Das Hotel Piccolo Paradiso in Marina della Lobra bietet uns ein ausgezeichnetes Fitnessprogramm. Nachdem wir in der Dependance endlich heimisch geworden sind – Zimmer neunzehn mit überdimensionalem Balkon/Terrasse, dreimal grösser als das Zimmer selbst – müssen wir 49 Stufen zur Rezeption erklimmen und dann noch mal 19 bis zum Frühstück. Zum Apéro bei Matilde am Hafen geht’s 49 Stufen rauf und dann 71 wieder runter. Von Matilde zum Restaurant gehen wir eine schiefe Ebene mit nur wenigen Stufen bis zum Wasser und dann ca. 15 Höhenmeter wieder hinauf. Zum Abschluss, quasi als Verdauungsübung, wandern wir die Höhenmeter wieder abwärts zum Wasser, nehmen dann die 89 Stufen von ganz unten bis zum Hotel hoch und – na, wer denkt mit? – die 49 hinab ins Bett. Nach dem Abendessen bei Michele am Hafen läuft das alles natürlich wie geschmiert. Die Linguine mit dem halben Hummer (… was sollte bloss der Absatz über schlechtes Essen!?!) und der leckere Weisswein, ein Liter acht Euro, lassen uns nach oben schweben.
Wir haben uns beide angetan! Schliesslich steht im Reiseführer, dass das Herculaneum ebenso so toll sei wie Pompeiji. Das stimmt so nicht, es ist viel kleiner, enger und umgeben von der neuen Stadt Ecolano, Hanne hat sich dort den Fuss bös verstaucht, und die die Sonne schien nicht. Vielleicht wird es später mal so toll, wenn wieder Geld fliessen sollte und man die Neustadt abgerissen und den Rest der alten Stätte ausgegraben haben wird. Mit Ursula und Heinz-Werner sind wir dann noch in Pompeiji. HW ist da nicht so richtig freiwillig, fünf Stunden latschen wir mit tausenden von anderen Touristen durch die ehemalige Grosstadt. Allein DAS MOSAIK von Alexander dem Grossen reisst es für ihn und uns so richtig raus! Aber die Anlage ist grossartig, wenn nur eine, dann diese!
Seit HW und Urs da sind, ist richtig Sommer. Noch nie haben wir in all den Wochen vorher abends draussen gegessen – mit ihnen immer. Und dann soll ich noch erwähnen, dass Ursula tatsächlich und trotz der irrwitzigen Wassertemperaturen im Swimmingpool war!
Die Küste ist wirklich wunderschön, vielleicht nicht einmalig, aber traumhaft! Die berühmten Orte – Positano und Amalfi – sind es nicht (mehr?)!
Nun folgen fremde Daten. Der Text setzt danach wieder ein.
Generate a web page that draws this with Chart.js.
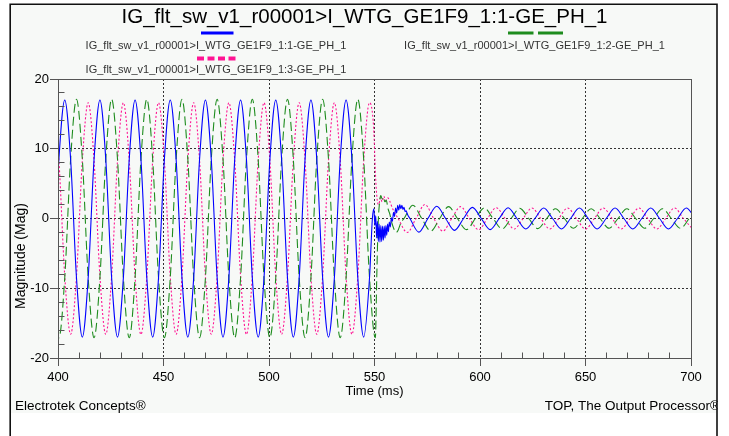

Die Massen drängen sich durch die Gassen, hin und wieder auch eine Schulklasse, tausend kleine Geschäfte, eins neben dem anderen, jeder Meter Mauer ist auch Verkaufsfläche, überall wird das Gleiche angeboten, Textilien von edel bis billig, und dann diese grauenvollen Souvenirs – wer kauft denn diesen Schrott? Die Preise überbieten alles bisher Dagewesene!
Hier muss jedoch die Torta Ricotta e Pera positiv erwähnt werden, die Giovanni uns/mir für Amalfi ans Herz gelegt hatte – lecker!
Um 15:30 Uhr setzen wir Urs und HW am Flughafen in Neapel ab und schaffen es noch bis Arezzo an diesem Abend. Gleich ins erste 4*-Hotel – das Zimmer ist doppelt so gross wie das in Amalfi in der Nacht zuvor, das Bad dreimal, die Möbel sind neu, das Bett breit und bequem. Im Restaurant bemühen sich gleich zwei Ober um uns, und einige Minuten später schwelgen wir in Parmaschinken und Bruschette, gefolgt von einem, wieder einmal und bis auf weiteres, letzten grossartigen Fiorentina - nur mit Salat natürlich, man kann das ja nicht alles essen!
Am nächsten Morgen bezahlen wir nach einem super Frühstück, tutto completo, Zimmer und Essen kosten nur unwesentlich mehr als in Amalfi das Zimmer mit schlechtem Frühstück!
ENDE GUT – ALLES GUT!
… bis auf den Hinweis, dass man Richtung Süden und zurück tunlichst nicht durch die Schweiz reisen sollte – nicht nur wegen der Vignette (40 CHF und der steigt immer mehr gegen den Euro!), sondern wegen der Staus vor der Grenze und dem allseits bekannten Gotthard! Wir sind auch noch so blöd und wollen ausgerechnet am Sonnabend nach Hause, dem nach dem Pfingstmontag und der ersten Ferienwoche Baden-Württembergs! Schuld daran ist allerdings eine gewisse Lena!
… aber – es hat sich doch gelohnt, oder?!
… und dann noch: `s Chäsfondue ist auch grossartig!